• **GIVEN INSTRUCTION**
Scan the data below for the string "this". Show every line where it turns up.

• **STORED RECORDS**
>>>

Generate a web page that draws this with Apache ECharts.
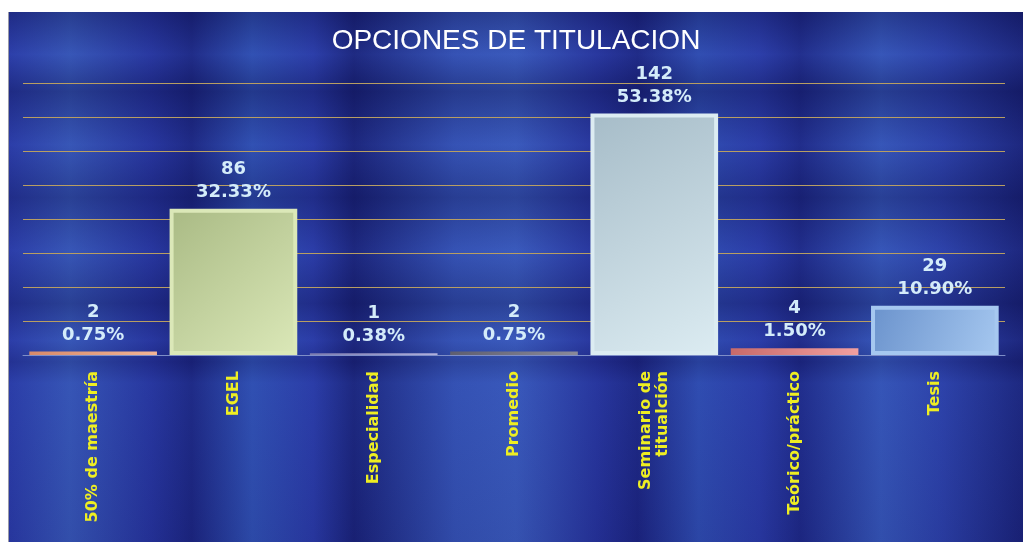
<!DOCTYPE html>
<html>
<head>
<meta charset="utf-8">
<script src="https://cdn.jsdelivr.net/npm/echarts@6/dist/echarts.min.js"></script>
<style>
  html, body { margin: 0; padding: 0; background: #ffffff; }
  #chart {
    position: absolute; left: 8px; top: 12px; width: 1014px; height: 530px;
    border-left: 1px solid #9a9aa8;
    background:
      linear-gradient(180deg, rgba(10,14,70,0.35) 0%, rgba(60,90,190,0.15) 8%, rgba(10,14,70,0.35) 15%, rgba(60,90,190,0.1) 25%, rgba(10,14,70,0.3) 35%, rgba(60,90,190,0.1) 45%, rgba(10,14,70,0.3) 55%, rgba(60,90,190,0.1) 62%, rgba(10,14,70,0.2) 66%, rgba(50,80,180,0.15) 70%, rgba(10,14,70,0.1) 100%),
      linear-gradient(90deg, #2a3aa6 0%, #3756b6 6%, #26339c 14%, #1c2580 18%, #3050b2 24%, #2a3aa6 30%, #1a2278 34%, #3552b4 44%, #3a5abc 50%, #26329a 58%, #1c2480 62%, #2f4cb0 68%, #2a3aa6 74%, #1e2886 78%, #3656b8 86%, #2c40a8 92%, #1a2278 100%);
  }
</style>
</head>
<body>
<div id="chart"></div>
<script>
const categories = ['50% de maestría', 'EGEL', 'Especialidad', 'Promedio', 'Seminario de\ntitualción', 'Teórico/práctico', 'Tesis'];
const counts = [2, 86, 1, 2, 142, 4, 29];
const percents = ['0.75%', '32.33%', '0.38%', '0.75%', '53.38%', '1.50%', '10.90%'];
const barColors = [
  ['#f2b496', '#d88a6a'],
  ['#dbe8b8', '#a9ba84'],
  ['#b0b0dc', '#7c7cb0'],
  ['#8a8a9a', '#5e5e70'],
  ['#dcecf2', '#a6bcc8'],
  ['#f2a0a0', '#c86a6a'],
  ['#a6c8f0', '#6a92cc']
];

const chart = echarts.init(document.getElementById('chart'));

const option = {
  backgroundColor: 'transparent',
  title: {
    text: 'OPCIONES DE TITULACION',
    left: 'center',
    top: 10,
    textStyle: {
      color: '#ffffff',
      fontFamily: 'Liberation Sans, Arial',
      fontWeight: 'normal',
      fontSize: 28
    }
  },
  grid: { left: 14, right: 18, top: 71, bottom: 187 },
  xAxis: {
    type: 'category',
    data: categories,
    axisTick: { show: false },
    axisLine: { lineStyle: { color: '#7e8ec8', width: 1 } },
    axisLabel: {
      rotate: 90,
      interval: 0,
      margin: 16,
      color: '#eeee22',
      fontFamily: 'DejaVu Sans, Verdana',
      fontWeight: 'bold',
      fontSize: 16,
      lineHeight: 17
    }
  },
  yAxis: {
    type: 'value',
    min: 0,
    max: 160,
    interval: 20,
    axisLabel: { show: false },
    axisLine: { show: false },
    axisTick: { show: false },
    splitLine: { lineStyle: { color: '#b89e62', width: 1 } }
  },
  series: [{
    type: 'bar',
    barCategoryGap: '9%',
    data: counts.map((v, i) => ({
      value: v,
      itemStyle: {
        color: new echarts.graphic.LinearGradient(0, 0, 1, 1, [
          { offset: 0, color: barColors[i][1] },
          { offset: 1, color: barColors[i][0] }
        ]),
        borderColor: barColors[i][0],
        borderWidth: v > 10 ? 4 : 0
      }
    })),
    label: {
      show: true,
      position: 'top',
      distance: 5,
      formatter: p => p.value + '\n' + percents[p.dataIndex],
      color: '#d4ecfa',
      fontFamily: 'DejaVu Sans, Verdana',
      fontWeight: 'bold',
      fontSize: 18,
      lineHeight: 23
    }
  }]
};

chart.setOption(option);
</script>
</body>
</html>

<<<
>>>

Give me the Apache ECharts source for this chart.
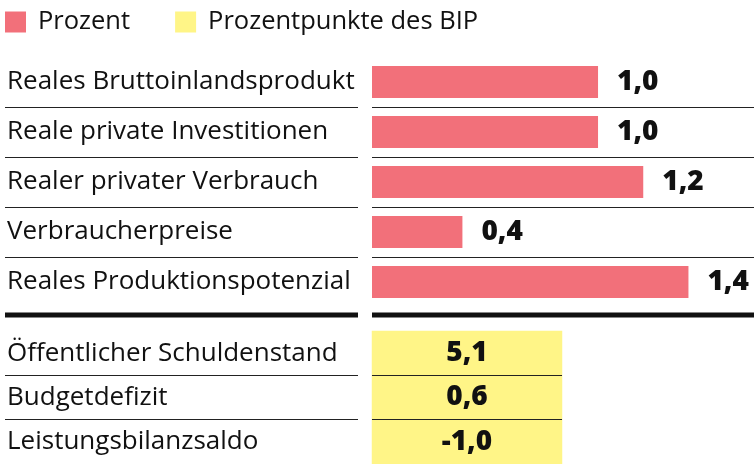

<<<

• **EXERCISE ANSWER**
Generate a web page that draws this with Apache ECharts.
Give me the Apache ECharts source for this chart.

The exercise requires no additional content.